Five Tips to Manage Your Brand's Volume in Real-Time Environments
By Bruce Seigel General Manager, The Ritz-Carlton, Lake Tahoe | June 14, 2015
Digital consumer engagement is an important part of building brand equity. By using a five-point digital marketing reference system, a hotel can successfully evaluate and manage its digital customer engagement activity to ensure it supports and reflects the brand's core properties.
As the credits rolled across my television screen following a recent episode of Mad Men, I found myself nostalgic for more than just cufflinks and cocktails. For all its romantic ideology of the ad man, I think the show's true appeal for me is watching how simple it was to build a brand without the Internet's influence. The show reminds us marketers of the foundations of brand building.
I don't believe there's a conference in America today that doesn't include a breakout session on Internet branding. It's hot and trending. In fact, I read articles generated by a multitude of digital brand directors and experts en mass each day. We all do. Yet by way of wireless assimilation, I think many companies willfully drink the Kool-Aid and add "digital brand management" to their marketing department's core responsibilities without a clear outlook on the brand's real-world performance.
This thought brings me back to Mad Men and the character of Roger Sterling. As the senior ad man, he lacks the compulsive behaviors we see in the show's younger characters. While admittedly inebriated much of the time, he remains mature and deliberate, void of the adolescent impatience of his underlings. He is notorious by reputation, yet surprisingly adept and relevant to the story throughout all seven seasons. It might be said that Roger Sterling – through the creative and careful invention of the character by the show's writers – is a successful brand within a successful brand.

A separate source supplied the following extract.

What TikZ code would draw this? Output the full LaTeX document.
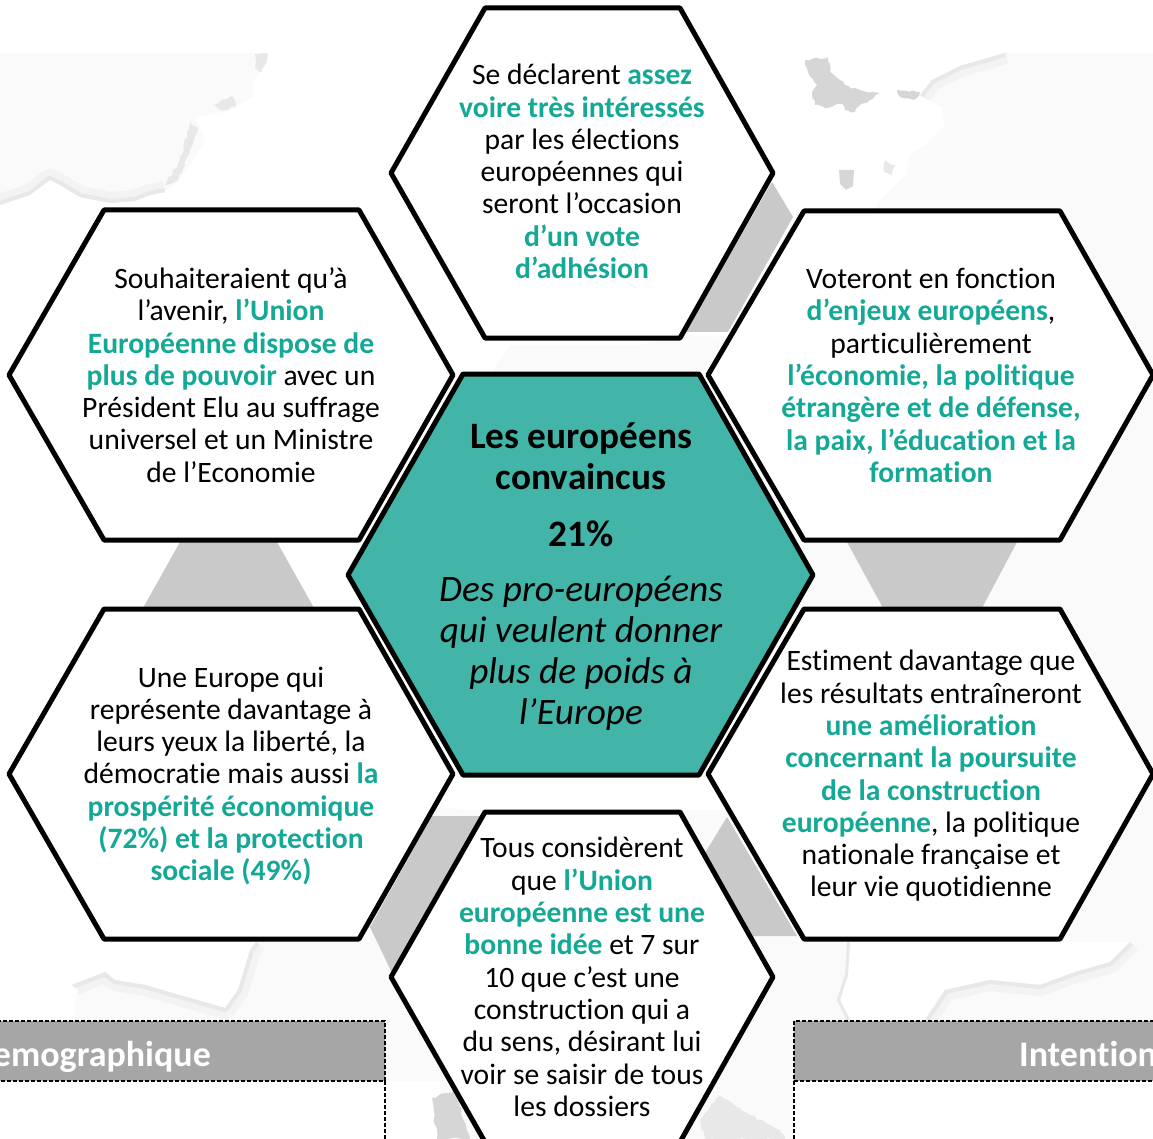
\documentclass[tikz,border=0pt]{standalone}
\usepackage{fontspec}
\usetikzlibrary{decorations.pathmorphing}
\setmainfont{Carlito}[Ligatures=NoCommon]
\definecolor{tealtxt}{HTML}{14A896}
\definecolor{tealfill}{HTML}{42B4A8}
\definecolor{barfill}{HTML}{A6A6A6}
\definecolor{linkfill}{HTML}{C9C9C9}
\definecolor{land}{HTML}{FAFAFA}
\definecolor{coastwide}{HTML}{F3F3F3}
\definecolor{coast}{HTML}{E8E8E8}
\definecolor{coastd}{HTML}{D6D6D6}
\newcommand\hl[1]{{\bfseries\color{tealtxt}#1}}
\tikzset{
 hexa/.style={draw=black,line width=5pt,line join=round,fill=white},
 hexb/.style={draw=black,line width=5pt,line join=round,fill=tealfill},
 link/.style={fill=linkfill,draw=none},
 rough/.style={decorate,decoration={random steps,segment length=4pt,amplitude=1.3pt}},
 landpart/.style={fill=land,draw=none},
 wideband/.style={draw=coastwide,line width=22pt,line join=round},
 band/.style={draw=coast,line width=8pt,line join=round},
 isle/.style={fill=coastd,draw=coastd,line width=.5pt,rough},
 bar/.style={fill=barfill,draw=black,line width=1.3pt,dash pattern=on 4pt off 2pt},
 rule/.style={draw=black,line width=1.2pt,dash pattern=on 4pt off 2pt},
 body/.style={align=center,font=\fontsize{29.6}{32.3}\selectfont,inner sep=0pt,text=black},
 bartext/.style={font=\fontsize{36}{40}\selectfont\bfseries,text=white,inner sep=0pt},
}
\def\coastA{(0,205) -- (30,195) -- (50,180) -- (60,185) -- (80,197) -- (110,203) -- (135,201) -- (150,195) -- (165,192)}
\def\coastB{(1005,53) -- (960,66) -- (932,80) -- (920,95)}
\def\coastC{(72,985) -- (105,972) -- (115,980) -- (145,985) -- (190,998) -- (225,1008) -- (238,990) -- (250,950) -- (256,942)}
\def\coastD{(925,1020) -- (945,990) -- (990,980) -- (1040,985) -- (1075,972) -- (1110,962) -- (1130,942)}
\def\coastE{(850,942) -- (848,975) -- (840,1000) -- (850,1020)}
\begin{document}
\begin{tikzpicture}[x=1pt,y=-1pt]
\useasboundingbox (0,0) rectangle (1153,1139);
\clip (0,0) rectangle (1153,1139);
% background map, upper left
\begin{scope}
\clip (0,53) -- (268,53) -- (262,70) -- (252,82) -- (255,95) -- (235,108) -- (222,112) -- (196,118) -- (205,140) -- (190,165) -- (178,182) -- (165,192) -- (150,195) -- (135,201) -- (110,203) -- (80,197) -- (60,185) -- (50,180) -- (30,195) -- (0,205) -- cycle;
\fill[land] (0,53) rectangle (270,210);
\draw[wideband] \coastA;
\draw[band] \coastA;
\end{scope}
\fill[coast,rough] (165,185) -- (180,160) -- (190,122) -- (198,128) -- (190,150) -- (178,180) -- cycle;
\fill[coast,rough] (212,105) -- (232,96) -- (236,106) -- (222,111) -- cycle;
\fill[coast,rough] (255,54) -- (268,54) -- (262,72) -- (255,68) -- cycle;
% upper right and middle land
\begin{scope}
\clip (1153,53) -- (1005,53) -- (960,66) -- (932,80) -- (920,95) -- (942,108) -- (945,125) -- (925,145) -- (910,155) -- (905,175) -- (880,200) -- (872,212) -- (800,340) -- (680,335) -- (640,345) -- (510,345) -- (490,375) -- (720,420) -- (820,700) -- (760,810) -- (470,810) -- (370,800) -- (370,1020) -- (385,1139) -- (1153,1139) -- cycle;
\fill[land] (360,50) rectangle (1153,1139);
\draw[wideband] \coastB;
\draw[band] \coastB;
\end{scope}
\fill[coastd,rough] (805,60) -- (828,57) -- (830,72) -- (845,85) -- (860,90) -- (880,93) -- (870,100) -- (860,105) -- (855,112) -- (845,110) -- (842,104) -- (825,108) -- (815,105) -- (812,92) -- (817,85) -- (808,72) -- cycle;
\fill[coastd,rough] (897,90) -- (920,92) -- (916,99) -- (900,97) -- cycle;
\fill[coastd] (839,170) -- (854,170) -- (853,186) -- (846,190) -- (840,184) -- cycle;
\fill[coast,rough] (885,160) -- (895,165) -- (892,175) -- (884,172) -- cycle;
% land lower left
\begin{scope}
\clip (72,1021) -- (78,990) -- \coastC -- (390,942) -- (390,1030) -- cycle;
\fill[land] (60,940) rectangle (390,1030);
\draw[wideband] \coastC;
\draw[band] \coastC;
\end{scope}
% bays
\fill[white] \coastE -- \coastD -- cycle;
\begin{scope}
\clip (850,942) -- (848,975) -- (840,1000) -- (850,1020) -- (790,1020) -- (790,942) -- cycle;
\draw[band,line width=6pt] \coastE;
\end{scope}
\begin{scope}
\clip \coastD -- (1153,942) -- (1153,1020) -- cycle;
\draw[wideband] \coastD;
\draw[band] \coastD;
\end{scope}
% bars and panels
\fill[white] (0,1081) rectangle (385,1139);
\fill[white] (794,1081) rectangle (1153,1139);
\fill[white] (385,1081) rectangle (440,1139);
\fill[coastd,rough] (432,1098) -- (455,1090) -- (470,1139) -- (437,1139) -- cycle;
\fill[coast,rough] (700,1120) -- (720,1095) -- (750,1115) -- (780,1130) -- (785,1139) -- (705,1139) -- cycle;
\path[bar] (-5,1021) rectangle (385,1081);
\path[bar] (794,1021) rectangle (1160,1081);
\draw[rule] (385,1081) -- (385,1142);
\draw[rule] (794,1081) -- (794,1142);
\node[bartext,anchor=base east] (barleft) at (211,1066) {emographique};
\node[bartext,anchor=base west] (barright) at (1019,1066) {Intention};
% grey links
\fill[link] (772,182) -- (793,217) -- (728,332) -- (685,332) -- cycle;
\fill[link] (180,542) -- (277,542) -- (314,608) -- (143,608) -- cycle;
\fill[link] (847,542) -- (1017,542) -- (982,608) -- (883,608) -- cycle;
\fill[link] (432,816) -- (484,816) -- (393,975) -- (370,927) -- cycle;
\fill[link] (727,817) -- (705,853) -- (753,936) -- (797,936) -- cycle;
% hexagons
\path[hexa] (485,8) -- (680,8) -- (773,173) -- (680,338) -- (485,338) -- (391,173) -- cycle;
\path[hexa] (104,210) -- (359,210) -- (453,375) -- (359,540) -- (104,540) -- (9,375) -- cycle;
\path[hexa] (804,211) -- (1060,211) -- (1153,375) -- (1060,540) -- (804,540) -- (708,375) -- cycle;
\path[hexa] (104,609) -- (359,609) -- (453,774) -- (359,939) -- (104,939) -- (9,774) -- cycle;
\path[hexa] (804,609) -- (1060,609) -- (1153,774) -- (1060,939) -- (804,939) -- (708,774) -- cycle;
\path[hexa] (485,812) -- (680,812) -- (773,977) -- (680,1142) -- (485,1142) -- (391,977) -- cycle;
\path[hexb] (463,374) -- (699,374) -- (813,575) -- (699,775) -- (463,775) -- (348,575) -- cycle;
% texts
\node[body] (ttop) at (582,171.5) {Se déclarent \hl{assez}\\\hl{voire très intéressés}\\par les élections\\européennes qui\\seront l’occasion\\\hl{d’un vote}\\\hl{d’adhésion}};
\node[body] (tleftup) at (231,375) {Souhaiteraient qu’à\\l’avenir, \hl{l’Union}\\\hl{Européenne dispose de}\\\hl{plus de pouvoir} avec un\\Président Elu au suffrage\\universel et un Ministre\\de l’Economie};
\node[body] (trightup) at (931,375.5) {Voteront en fonction\\\hl{d’enjeux européens},\\particulièrement\\\hl{l’économie, la politique}\\\hl{étrangère et de défense,}\\\hl{la paix, l’éducation et la}\\\hl{formation}};
\node[body] (tleftlow) at (231,776) {Une Europe qui\\représente davantage à\\leurs yeux la liberté, la\\démocratie mais aussi \hl{la}\\\hl{prospérité économique}\\\hl{(72\%) et la protection}\\\hl{sociale (49\%)}};
\node[body] (trightlow) at (931,776) {Estiment davantage que\\les résultats entraîneront\\\hl{une amélioration}\\\hl{concernant la poursuite}\\\hl{de la construction}\\\hl{européenne}, la politique\\nationale française et\\leur vie quotidienne};
\node[body] (tbottom) at (582,977) {Tous considèrent\\que \hl{l’Union}\\\hl{européenne est une}\\\hl{bonne idée} et 7 sur\\10 que c’est une\\construction qui a\\du sens, désirant lui\\voir se saisir de tous\\les dossiers};
\node[align=center,inner sep=0pt,font=\fontsize{37.3}{41}\selectfont\bfseries] (ctitle) at (581,456) {Les européens\\convaincus};
\node[inner sep=0pt,font=\fontsize{37.3}{41}\selectfont\bfseries] (cpct) at (581,534) {21\%};
\node[align=center,inner sep=0pt,font=\fontsize{37.3}{41}\selectfont\itshape] (csub) at (581,653) {Des pro-européens\\qui veulent donner\\plus de poids à\\l’Europe};
\end{tikzpicture}
\end{document}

This is an important, and often overlooked, characteristic of every brand because a business' brand does not exist as a single entity but is in fact, a brand within a sea of human brands. For Roger, this meant face-to-face interactions with clients. Customers, through their interactions with a business, its employees, its products, and other customers, have more gravitational influence on the brand than an army of brand managers. But today this influence is compounded with the presence and necessity of customer engagement on the Internet.